* **Task requirements**: Print exactly the lines from the first one down to the line that contains "(0,0) rectangle (13.6,6.05);", both included, and skip the pictures.
------------------------------------
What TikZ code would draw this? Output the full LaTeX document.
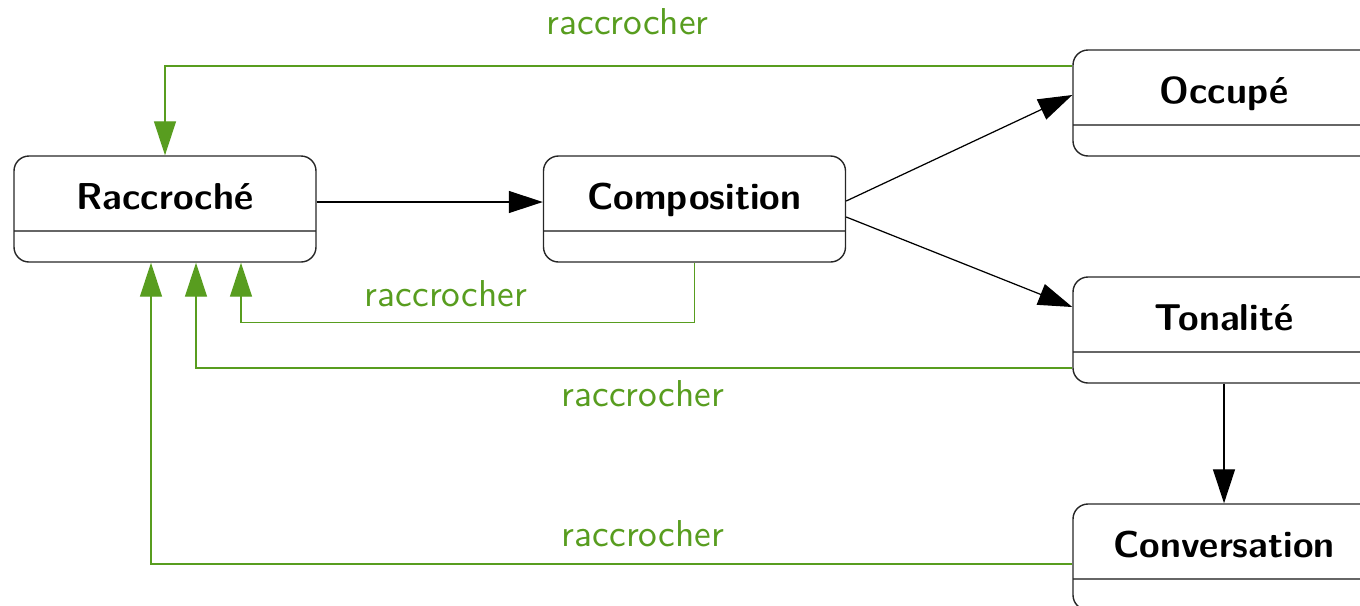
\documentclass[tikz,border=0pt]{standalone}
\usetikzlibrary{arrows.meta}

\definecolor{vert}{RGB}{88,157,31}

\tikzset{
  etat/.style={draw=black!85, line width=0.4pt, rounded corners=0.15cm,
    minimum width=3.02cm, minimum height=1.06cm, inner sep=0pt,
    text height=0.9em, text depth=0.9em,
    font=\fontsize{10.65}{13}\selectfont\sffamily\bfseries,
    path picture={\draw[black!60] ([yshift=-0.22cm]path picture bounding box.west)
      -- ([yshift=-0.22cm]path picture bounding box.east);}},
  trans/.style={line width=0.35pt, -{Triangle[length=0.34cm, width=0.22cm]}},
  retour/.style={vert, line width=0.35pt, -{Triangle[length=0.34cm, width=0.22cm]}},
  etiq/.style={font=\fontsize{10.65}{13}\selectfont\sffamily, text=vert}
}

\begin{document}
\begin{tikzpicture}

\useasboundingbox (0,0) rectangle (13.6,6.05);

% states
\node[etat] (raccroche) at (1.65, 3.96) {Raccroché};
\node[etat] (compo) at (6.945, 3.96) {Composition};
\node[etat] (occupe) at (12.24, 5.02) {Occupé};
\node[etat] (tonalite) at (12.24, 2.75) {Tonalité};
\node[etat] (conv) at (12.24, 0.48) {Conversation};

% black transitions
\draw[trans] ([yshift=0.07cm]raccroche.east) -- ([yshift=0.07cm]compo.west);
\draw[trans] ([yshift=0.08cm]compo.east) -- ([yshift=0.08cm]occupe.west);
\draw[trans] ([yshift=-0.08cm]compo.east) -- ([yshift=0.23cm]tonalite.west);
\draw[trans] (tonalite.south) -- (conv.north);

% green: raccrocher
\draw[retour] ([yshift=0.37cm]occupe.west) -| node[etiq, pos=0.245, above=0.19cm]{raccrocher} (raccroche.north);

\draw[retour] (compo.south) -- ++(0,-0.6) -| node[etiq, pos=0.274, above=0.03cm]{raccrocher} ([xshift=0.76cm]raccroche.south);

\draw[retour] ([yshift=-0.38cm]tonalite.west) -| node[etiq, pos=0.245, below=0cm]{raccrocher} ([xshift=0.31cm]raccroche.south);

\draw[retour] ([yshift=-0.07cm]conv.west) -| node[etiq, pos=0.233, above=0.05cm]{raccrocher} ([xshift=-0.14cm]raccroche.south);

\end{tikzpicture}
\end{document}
------------------------------------
* **Problem solution**:
What TikZ code would draw this? Output the full LaTeX document.
\documentclass[tikz,border=0pt]{standalone}
\usetikzlibrary{arrows.meta}

\definecolor{vert}{RGB}{88,157,31}

\tikzset{
  etat/.style={draw=black!85, line width=0.4pt, rounded corners=0.15cm,
    minimum width=3.02cm, minimum height=1.06cm, inner sep=0pt,
    text height=0.9em, text depth=0.9em,
    font=\fontsize{10.65}{13}\selectfont\sffamily\bfseries,
    path picture={\draw[black!60] ([yshift=-0.22cm]path picture bounding box.west)
      -- ([yshift=-0.22cm]path picture bounding box.east);}},
  trans/.style={line width=0.35pt, -{Triangle[length=0.34cm, width=0.22cm]}},
  retour/.style={vert, line width=0.35pt, -{Triangle[length=0.34cm, width=0.22cm]}},
  etiq/.style={font=\fontsize{10.65}{13}\selectfont\sffamily, text=vert}
}

\begin{document}
\begin{tikzpicture}

\useasboundingbox (0,0) rectangle (13.6,6.05);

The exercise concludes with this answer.